I cited the article.
Look, my version doesnt allow copy and paste. The bolded part is the summation. If you read it, you can read the line that starts with :Moisture Driven environmental changes appear to have played an important part in the late Quaternary megafaunal extinctions.…
However here is a summation of the article:
*The real culprit of extinctions is climate change (Image: Sergey Gorshkov/Minden)
New forensic DNA evidence is painting a detailed picture of the death of the world’s megafauna – and it suggests that humans were not to blame.
Ever since a giant sloth was uncovered more than 200 years ago, hinting at the former presence of a menagerie of prehistoric giant mammals – the “megafauna” – humans have been on trial for their extinction. And the prosecution’s case has been strong.
…
But the real culprit, he says, is climate change.
Cooper and colleagues have simultaneously produced an unprecedentedly accurate map and timeline of changes in megafauna populations around Eurasia and North America, and precisely matched that timeline up with ancient climate records.
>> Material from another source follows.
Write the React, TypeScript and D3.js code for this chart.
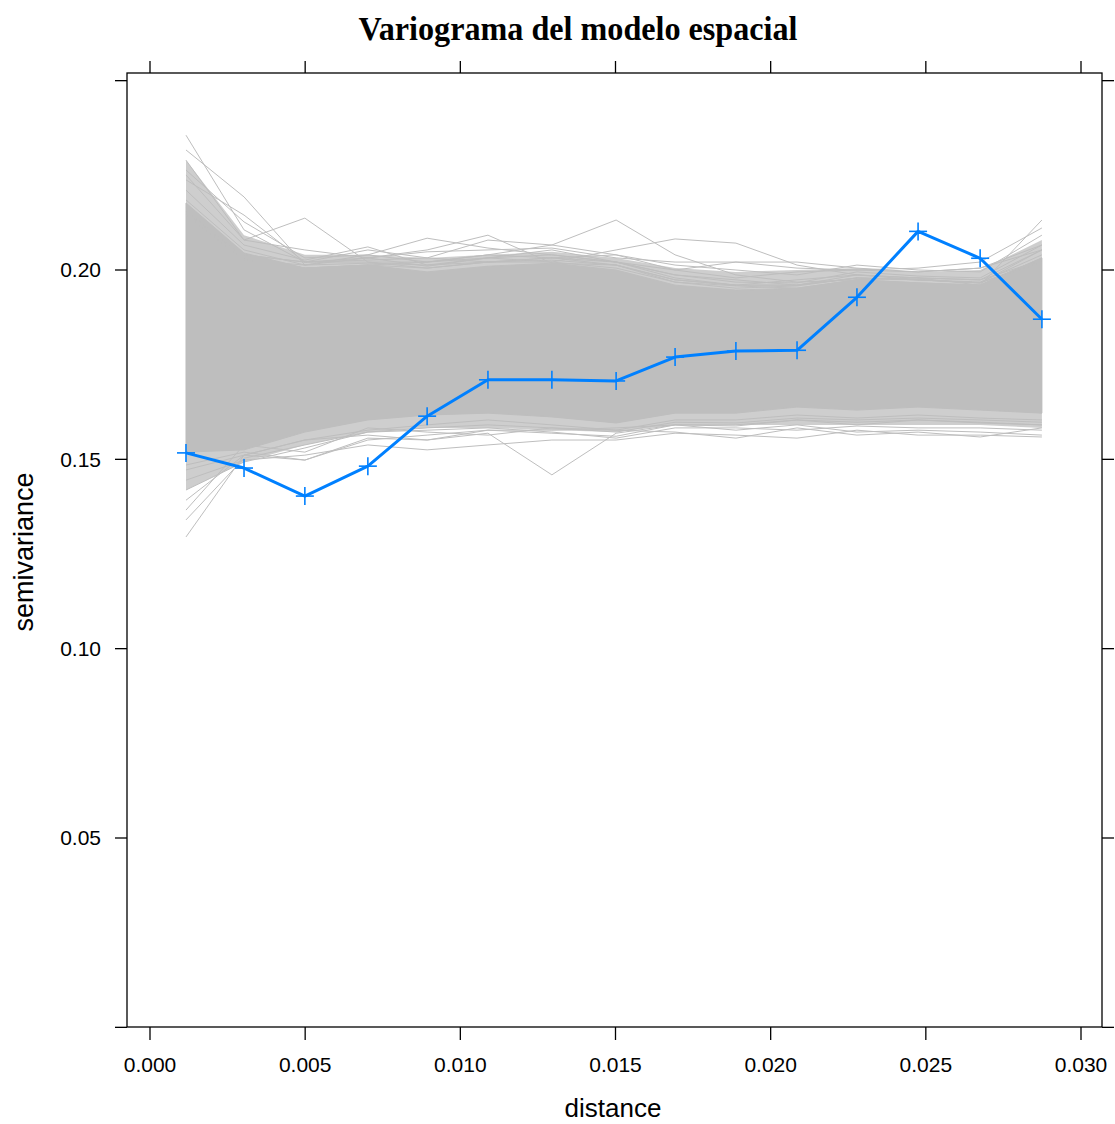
import React from "react";
import * as d3 from "d3";

// ---- data ----
const distances = [0.00116, 0.00303, 0.00499, 0.00702, 0.00893, 0.01089, 0.01295, 0.01502, 0.01692, 0.01888, 0.02085, 0.02278, 0.02475, 0.02675, 0.02874];
const observedGamma = [0.1517, 0.1477, 0.1403, 0.1482, 0.1614, 0.1710, 0.1710, 0.1707, 0.1770, 0.1786, 0.1788, 0.1928, 0.2102, 0.2031, 0.1870];

// dense core of the simulated envelope
const envelopeUpper = [0.2177, 0.2045, 0.2005, 0.2013, 0.1995, 0.2010, 0.2018, 0.2000, 0.1960, 0.1947, 0.1952, 0.1974, 0.1966, 0.1960, 0.2032];
const envelopeLower = [0.1519, 0.1525, 0.1572, 0.1604, 0.1617, 0.1622, 0.1612, 0.1596, 0.1622, 0.1622, 0.1638, 0.1630, 0.1638, 0.1630, 0.1622];
// looser fringe of the envelope
const fringeUpper = [0.2290, 0.2092, 0.2040, 0.2040, 0.2032, 0.2040, 0.2048, 0.2032, 0.2005, 0.1995, 0.2000, 0.2005, 0.1995, 0.2000, 0.2079];
const fringeLower = [0.1419, 0.1493, 0.1538, 0.1572, 0.1583, 0.1583, 0.1577, 0.1572, 0.1591, 0.1591, 0.1591, 0.1591, 0.1591, 0.1591, 0.1583];

// individual simulated variograms visible outside the dense core
const simUpper1 = [0.2356, 0.2106, 0.2021, 0.2021, 0.2005, 0.2021, 0.2032, 0.2013, 0.1974, 0.1960, 0.1960, 0.1979, 0.1974, 0.1968, 0.2040];
const simUpper2 = [0.2317, 0.2193, 0.2013, 0.2032, 0.2010, 0.2032, 0.2053, 0.2021, 0.1979, 0.1960, 0.1974, 0.1987, 0.1979, 0.1974, 0.2053];
const simUpper3 = [0.2251, 0.2079, 0.2137, 0.2021, 0.2021, 0.2040, 0.2032, 0.2021, 0.1987, 0.1968, 0.1966, 0.1995, 0.1984, 0.1979, 0.2066];
const simUpper4 = [0.2211, 0.2066, 0.2026, 0.2061, 0.2013, 0.2021, 0.2026, 0.2013, 0.1974, 0.1960, 0.1960, 0.1979, 0.1974, 0.1966, 0.2053];
const simUpper5 = [0.2185, 0.2053, 0.2013, 0.2040, 0.2084, 0.2058, 0.2040, 0.2021, 0.1987, 0.1974, 0.1960, 0.1987, 0.1979, 0.1974, 0.2026];
const simUpper6 = [0.2172, 0.2040, 0.2021, 0.2032, 0.2053, 0.2092, 0.2018, 0.2013, 0.1968, 0.1952, 0.1958, 0.1979, 0.1974, 0.1966, 0.2021];
const simUpper7 = [0.2158, 0.2032, 0.2005, 0.2013, 0.2021, 0.2040, 0.2066, 0.2132, 0.2040, 0.1987, 0.1968, 0.1974, 0.1966, 0.1960, 0.2032];
const simUpper8 = [0.2145, 0.2026, 0.2013, 0.2018, 0.2013, 0.2032, 0.2021, 0.2053, 0.2082, 0.2071, 0.2013, 0.1987, 0.1974, 0.1966, 0.2026];
const simUpper9 = [0.2164, 0.2040, 0.2021, 0.2026, 0.2032, 0.2079, 0.2066, 0.2040, 0.2000, 0.2021, 0.2021, 0.2005, 0.1995, 0.2005, 0.2053];
const simUpper10 = [0.2153, 0.2032, 0.2005, 0.2013, 0.2005, 0.2021, 0.2021, 0.2005, 0.1968, 0.1958, 0.1952, 0.1974, 0.1979, 0.1960, 0.2132];
const simUpper11 = [0.2264, 0.2127, 0.2032, 0.2040, 0.2021, 0.2032, 0.2040, 0.2021, 0.2000, 0.1979, 0.1995, 0.2000, 0.1995, 0.2005, 0.2066];
const simUpper12 = [0.2238, 0.2145, 0.2021, 0.2053, 0.2032, 0.2021, 0.2032, 0.2040, 0.2013, 0.2000, 0.1987, 0.2013, 0.2000, 0.1995, 0.2092];
const simUpper13 = [0.2290, 0.2079, 0.2053, 0.2032, 0.2048, 0.2053, 0.2058, 0.2032, 0.2021, 0.2021, 0.2005, 0.2000, 0.2005, 0.2021, 0.2111];
const simLower1 = [0.1295, 0.1511, 0.1551, 0.1577, 0.1591, 0.1604, 0.1591, 0.1577, 0.1604, 0.1604, 0.1617, 0.1609, 0.1617, 0.1609, 0.1604];
const simLower2 = [0.1340, 0.1503, 0.1538, 0.1572, 0.1583, 0.1591, 0.1583, 0.1572, 0.1598, 0.1596, 0.1609, 0.1604, 0.1609, 0.1604, 0.1598];
const simLower3 = [0.1392, 0.1511, 0.1498, 0.1556, 0.1551, 0.1577, 0.1569, 0.1561, 0.1591, 0.1588, 0.1604, 0.1598, 0.1604, 0.1598, 0.1591];
const simLower4 = [0.1472, 0.1511, 0.1551, 0.1564, 0.1551, 0.1569, 0.1459, 0.1569, 0.1591, 0.1591, 0.1604, 0.1591, 0.1604, 0.1596, 0.1591];
const simLower5 = [0.1445, 0.1498, 0.1511, 0.1538, 0.1525, 0.1538, 0.1551, 0.1551, 0.1569, 0.1564, 0.1556, 0.1577, 0.1564, 0.1564, 0.1559];
const simLower6 = [0.1485, 0.1519, 0.1498, 0.1551, 0.1564, 0.1577, 0.1577, 0.1583, 0.1591, 0.1577, 0.1591, 0.1572, 0.1577, 0.1572, 0.1564];
const simLower7 = [0.1419, 0.1493, 0.1530, 0.1572, 0.1577, 0.1583, 0.1572, 0.1556, 0.1583, 0.1583, 0.1577, 0.1588, 0.1583, 0.1583, 0.1577];
const simLower8 = [0.1366, 0.1538, 0.1519, 0.1583, 0.1572, 0.1564, 0.1583, 0.1577, 0.1572, 0.1556, 0.1583, 0.1564, 0.1572, 0.1559, 0.1583];

const simLines = [simUpper1, simUpper2, simUpper3, simUpper4, simUpper5, simUpper6, simUpper7, simUpper8, simUpper9, simUpper10,
  simUpper11, simUpper12, simUpper13,
  simLower1, simLower2, simLower3, simLower4, simLower5, simLower6, simLower7, simLower8];

const xTicks = [0, 0.005, 0.01, 0.015, 0.02, 0.025, 0.03];
const xTickLabels = ["0.000", "0.005", "0.010", "0.015", "0.020", "0.025", "0.030"];
const yTicks = [0, 0.05, 0.1, 0.15, 0.2, 0.25];
const yTickLabels = ["", "0.05", "0.10", "0.15", "0.20", ""];

const TITLE = "Variograma del modelo espacial";
const X_LABEL = "distance";
const Y_LABEL = "semivariance";

export default function App() {
  const W = 1115, H = 1124;
  const left = 127, right = 1102, top = 73, bottom = 1027;
  const x = d3.scaleLinear().domain([0, 0.03]).range([150, 1081]);
  const y = d3.scaleLinear().domain([0.05, 0.2]).range([838, 270]);

  const line = d3.line<number>().x((_, i) => x(distances[i])).y((v) => y(v));
  const band = (lo: number[]) => d3.area<number>()
    .x((_, i) => x(distances[i]))
    .y0((_, i) => y(lo[i]))
    .y1((v) => y(v));

  const grey = "#bebebe";
  const blue = "#0080ff";
  const sans = "Liberation Sans, Arial, sans-serif";

  return (
    <svg width={W} height={H} style={{ position: "absolute", left: 0, top: 0, background: "#fff" }}>
      <text x={578} y={40} textAnchor="middle" fontFamily="Liberation Serif, Times New Roman, serif" fontWeight="bold" fontSize={33} textLength={439} lengthAdjust="spacingAndGlyphs">{TITLE}</text>

      {/* envelope */}
      <path d={band(fringeLower)(fringeUpper) || ""} fill={grey} fillOpacity={0.75} stroke="none" />
      <path d={band(envelopeLower)(envelopeUpper) || ""} fill={grey} stroke={grey} strokeWidth={1} />
      {simLines.map((s, i) => (
        <path key={i} d={line(s) || ""} fill="none" stroke={grey} strokeWidth={1} />
      ))}

      {/* observed */}
      <path d={line(observedGamma) || ""} fill="none" stroke={blue} strokeWidth={3} strokeLinejoin="round" />
      {observedGamma.map((v, i) => {
        const cx = x(distances[i]), cy = y(v);
        return (
          <g key={i} stroke={blue} strokeWidth={1.6}>
            <line x1={cx - 9} x2={cx + 9} y1={cy} y2={cy} />
            <line x1={cx} x2={cx} y1={cy - 9} y2={cy + 9} />
          </g>
        );
      })}

      {/* panel box */}
      <rect x={left} y={top} width={right - left} height={bottom - top} fill="none" stroke="#000" strokeWidth={1.3} />

      {/* x ticks */}
      {xTicks.map((t, i) => (
        <g key={i} stroke="#000" strokeWidth={1.3}>
          <line x1={x(t)} x2={x(t)} y1={bottom} y2={bottom + 13} />
          <line x1={x(t)} x2={x(t)} y1={top} y2={top - 12} />
        </g>
      ))}
      {xTicks.map((t, i) => (
        <text key={i} x={x(t)} y={1072} textAnchor="middle" fontFamily={sans} fontSize={21}>{xTickLabels[i]}</text>
      ))}

      {/* y ticks */}
      {yTicks.map((t, i) => (
        <g key={i} stroke="#000" strokeWidth={1.3}>
          <line x1={left} x2={left - 12} y1={y(t)} y2={y(t)} />
          <line x1={right} x2={right + 12} y1={y(t)} y2={y(t)} />
        </g>
      ))}
      {yTicks.map((t, i) => (
        <text key={i} x={101} y={y(t)} dy="0.35em" textAnchor="end" fontFamily={sans} fontSize={21}>{yTickLabels[i]}</text>
      ))}

      <text x={613} y={1117} textAnchor="middle" fontFamily={sans} fontSize={26}>{X_LABEL}</text>
      <text transform="translate(33,552) rotate(-90)" textAnchor="middle" fontFamily={sans} fontSize={27}>{Y_LABEL}</text>
    </svg>
  );
}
It punches a hole in a key argument of the prosecution. This states that climate cannot have caused megafauna extinctions because it has changed so much over the past 60,000 years. There were lots of warm and cool periods – interglacial and glacial epochs, respectively. If climate change is the real megafauna killer, why did the animals survive those events only to die when humans turned up in their region?
The new data show that they did not survive. Megafauna extinctions were actually relatively common during the past 60,000 years whether humans were around or not.
Invisible extinctions
To establish this, Cooper and his colleagues first compiled 10 years of ancient DNA work that has revealed a series of “invisible” extinctions. These are events involving two or more lineages with essentially identical skeletons but distinct genes – for example, two species of bison. If both lived in the same area in prehistory, one could have disappeared and we would not be aware of this just from examining the bones.
Secondly, Cooper’s team created a new ancient climate record that, uniquely, can be accurately linked with the carbon dates from bones to show when particular extinctions happened. Usually the climate change and carbon dating timelines are independent and difficult to link together. But Cooper and his colleagues found a marine sediment deposit near Argentina that contains a record of past climates – and because it contains marine microfossils, these past climates can be tied precisely to carbon dates.
Pulling everything together, the team was able to draw a picture that shows exactly what the climate was doing when various megafauna species vanished over the past 60,000 years. And a pattern emerges.
“Climate is the thing that is constantly sending these species out through time without humans even being involved,” says Cooper. “That’s the bit that is really completely new.”*
So there is the author stating it clearly.